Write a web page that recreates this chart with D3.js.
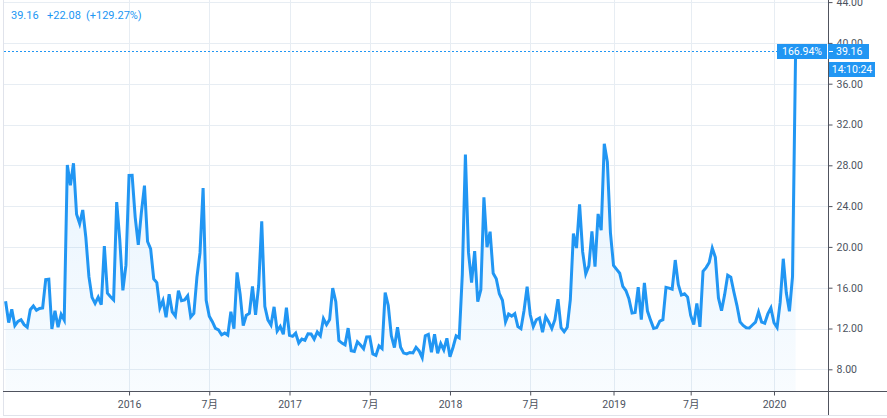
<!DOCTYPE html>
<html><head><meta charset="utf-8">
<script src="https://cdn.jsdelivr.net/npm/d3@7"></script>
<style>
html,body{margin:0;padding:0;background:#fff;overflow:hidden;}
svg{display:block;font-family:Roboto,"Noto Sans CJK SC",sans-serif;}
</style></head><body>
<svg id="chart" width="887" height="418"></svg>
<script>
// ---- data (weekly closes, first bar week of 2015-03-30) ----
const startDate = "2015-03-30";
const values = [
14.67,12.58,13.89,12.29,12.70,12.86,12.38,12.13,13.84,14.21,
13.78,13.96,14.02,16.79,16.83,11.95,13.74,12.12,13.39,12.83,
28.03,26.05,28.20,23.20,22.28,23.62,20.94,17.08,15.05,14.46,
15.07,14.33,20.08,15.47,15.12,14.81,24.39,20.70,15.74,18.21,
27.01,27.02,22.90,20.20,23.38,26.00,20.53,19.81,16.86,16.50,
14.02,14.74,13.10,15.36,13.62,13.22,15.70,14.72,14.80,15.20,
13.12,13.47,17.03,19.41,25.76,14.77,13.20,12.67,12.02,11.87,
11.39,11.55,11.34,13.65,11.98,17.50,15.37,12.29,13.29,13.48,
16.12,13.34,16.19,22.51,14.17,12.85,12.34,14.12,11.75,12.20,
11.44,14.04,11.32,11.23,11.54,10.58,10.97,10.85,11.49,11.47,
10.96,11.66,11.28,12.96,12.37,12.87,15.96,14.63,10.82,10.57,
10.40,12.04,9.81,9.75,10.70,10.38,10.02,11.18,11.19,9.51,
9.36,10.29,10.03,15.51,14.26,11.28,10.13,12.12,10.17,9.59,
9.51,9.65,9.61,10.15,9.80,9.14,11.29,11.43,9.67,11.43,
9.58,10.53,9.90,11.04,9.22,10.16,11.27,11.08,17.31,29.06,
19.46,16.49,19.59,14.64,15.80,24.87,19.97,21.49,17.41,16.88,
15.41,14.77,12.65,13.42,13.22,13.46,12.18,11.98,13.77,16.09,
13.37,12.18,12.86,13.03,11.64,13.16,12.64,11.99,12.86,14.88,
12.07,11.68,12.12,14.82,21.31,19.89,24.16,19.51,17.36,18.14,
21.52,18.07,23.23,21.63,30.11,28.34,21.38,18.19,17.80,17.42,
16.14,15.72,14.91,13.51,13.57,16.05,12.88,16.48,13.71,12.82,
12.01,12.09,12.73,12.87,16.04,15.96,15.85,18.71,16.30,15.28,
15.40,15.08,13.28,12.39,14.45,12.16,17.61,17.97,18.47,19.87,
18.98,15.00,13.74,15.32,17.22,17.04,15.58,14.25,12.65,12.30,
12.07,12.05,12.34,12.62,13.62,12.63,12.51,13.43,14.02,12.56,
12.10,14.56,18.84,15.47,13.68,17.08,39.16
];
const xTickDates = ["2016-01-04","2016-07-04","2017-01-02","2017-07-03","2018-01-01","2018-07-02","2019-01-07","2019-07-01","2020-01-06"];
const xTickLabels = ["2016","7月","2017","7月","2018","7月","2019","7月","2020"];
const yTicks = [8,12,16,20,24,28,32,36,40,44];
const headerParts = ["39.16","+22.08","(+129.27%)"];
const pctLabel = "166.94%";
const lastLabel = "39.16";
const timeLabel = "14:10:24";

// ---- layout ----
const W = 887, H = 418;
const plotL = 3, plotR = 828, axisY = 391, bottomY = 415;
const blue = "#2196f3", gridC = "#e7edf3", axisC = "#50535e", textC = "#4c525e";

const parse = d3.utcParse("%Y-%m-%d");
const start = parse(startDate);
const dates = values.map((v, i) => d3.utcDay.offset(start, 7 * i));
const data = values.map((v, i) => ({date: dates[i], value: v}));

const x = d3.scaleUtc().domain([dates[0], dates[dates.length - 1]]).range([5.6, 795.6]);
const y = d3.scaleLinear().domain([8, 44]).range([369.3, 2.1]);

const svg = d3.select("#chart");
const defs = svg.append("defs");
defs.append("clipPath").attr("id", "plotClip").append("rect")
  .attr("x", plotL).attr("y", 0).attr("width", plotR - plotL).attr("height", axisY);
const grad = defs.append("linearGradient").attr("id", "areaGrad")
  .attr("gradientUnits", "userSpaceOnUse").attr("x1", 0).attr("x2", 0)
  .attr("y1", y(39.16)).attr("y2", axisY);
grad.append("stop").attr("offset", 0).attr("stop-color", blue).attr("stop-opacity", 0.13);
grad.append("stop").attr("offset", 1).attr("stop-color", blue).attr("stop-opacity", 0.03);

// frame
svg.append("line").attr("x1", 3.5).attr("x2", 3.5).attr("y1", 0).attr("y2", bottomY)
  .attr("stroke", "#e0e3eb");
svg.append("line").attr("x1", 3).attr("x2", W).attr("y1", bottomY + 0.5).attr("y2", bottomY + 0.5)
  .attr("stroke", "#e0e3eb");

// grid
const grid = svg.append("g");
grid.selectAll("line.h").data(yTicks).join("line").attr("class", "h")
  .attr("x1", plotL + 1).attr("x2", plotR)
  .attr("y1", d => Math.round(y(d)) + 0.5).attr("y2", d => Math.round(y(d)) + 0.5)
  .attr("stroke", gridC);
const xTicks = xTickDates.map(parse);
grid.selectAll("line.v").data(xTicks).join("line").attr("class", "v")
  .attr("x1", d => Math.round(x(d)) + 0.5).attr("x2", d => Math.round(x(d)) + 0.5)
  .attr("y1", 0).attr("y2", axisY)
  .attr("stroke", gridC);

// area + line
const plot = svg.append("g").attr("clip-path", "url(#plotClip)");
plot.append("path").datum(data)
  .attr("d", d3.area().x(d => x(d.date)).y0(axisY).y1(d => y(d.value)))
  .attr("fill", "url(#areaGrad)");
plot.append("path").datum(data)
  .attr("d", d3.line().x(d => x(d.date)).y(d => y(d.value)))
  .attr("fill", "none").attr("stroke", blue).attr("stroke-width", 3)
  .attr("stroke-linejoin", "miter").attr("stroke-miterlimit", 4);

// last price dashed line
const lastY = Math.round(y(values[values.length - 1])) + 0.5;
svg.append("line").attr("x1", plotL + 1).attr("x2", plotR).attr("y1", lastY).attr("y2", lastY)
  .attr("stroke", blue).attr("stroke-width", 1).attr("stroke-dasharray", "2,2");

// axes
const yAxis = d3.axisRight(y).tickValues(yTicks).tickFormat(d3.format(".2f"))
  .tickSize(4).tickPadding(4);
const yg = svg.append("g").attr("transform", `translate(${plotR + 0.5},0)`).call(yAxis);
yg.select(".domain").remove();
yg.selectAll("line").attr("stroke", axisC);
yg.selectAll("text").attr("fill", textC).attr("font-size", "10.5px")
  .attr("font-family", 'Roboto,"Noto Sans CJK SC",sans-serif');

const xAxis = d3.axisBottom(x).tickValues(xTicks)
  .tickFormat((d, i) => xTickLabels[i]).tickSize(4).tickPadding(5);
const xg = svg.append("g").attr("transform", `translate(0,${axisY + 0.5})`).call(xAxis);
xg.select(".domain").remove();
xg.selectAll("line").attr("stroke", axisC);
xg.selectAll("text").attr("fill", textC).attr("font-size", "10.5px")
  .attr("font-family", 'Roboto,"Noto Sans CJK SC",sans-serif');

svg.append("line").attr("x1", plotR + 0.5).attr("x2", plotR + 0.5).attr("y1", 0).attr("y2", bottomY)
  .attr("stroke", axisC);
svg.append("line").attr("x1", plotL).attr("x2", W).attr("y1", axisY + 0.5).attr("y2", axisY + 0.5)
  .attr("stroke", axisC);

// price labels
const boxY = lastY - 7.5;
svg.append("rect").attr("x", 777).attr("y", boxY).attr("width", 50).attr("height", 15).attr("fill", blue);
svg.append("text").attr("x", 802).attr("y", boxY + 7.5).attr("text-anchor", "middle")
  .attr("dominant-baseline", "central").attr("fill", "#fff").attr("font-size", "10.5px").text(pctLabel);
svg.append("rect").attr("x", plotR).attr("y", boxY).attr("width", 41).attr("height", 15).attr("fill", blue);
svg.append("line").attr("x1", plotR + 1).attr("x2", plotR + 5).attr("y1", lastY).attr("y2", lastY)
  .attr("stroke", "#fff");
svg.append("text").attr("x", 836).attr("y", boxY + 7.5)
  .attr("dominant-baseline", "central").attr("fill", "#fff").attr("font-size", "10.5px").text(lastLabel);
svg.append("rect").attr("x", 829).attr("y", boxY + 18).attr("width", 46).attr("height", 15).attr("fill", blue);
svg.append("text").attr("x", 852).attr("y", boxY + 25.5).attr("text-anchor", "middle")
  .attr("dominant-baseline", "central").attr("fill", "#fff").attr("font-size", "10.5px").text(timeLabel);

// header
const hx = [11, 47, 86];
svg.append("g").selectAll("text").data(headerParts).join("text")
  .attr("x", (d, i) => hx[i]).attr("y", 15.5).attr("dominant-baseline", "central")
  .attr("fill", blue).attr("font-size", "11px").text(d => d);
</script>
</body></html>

· · ·

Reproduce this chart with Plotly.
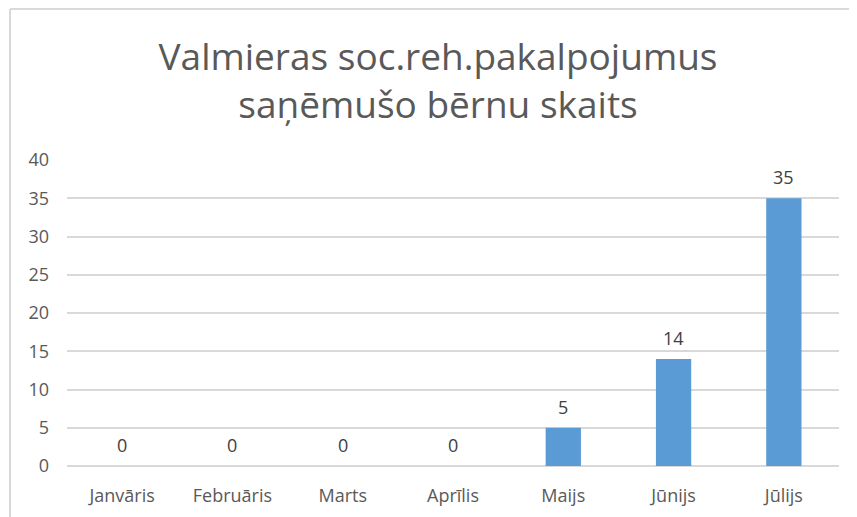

· · ·

» AIM OF THE TASK: Working from the entries above, return all lines that contain "with".

» RESULT FOR THIS EXERCISE:
Write a web page that recreates this chart with D3.js.
Reproduce this chart with Plotly.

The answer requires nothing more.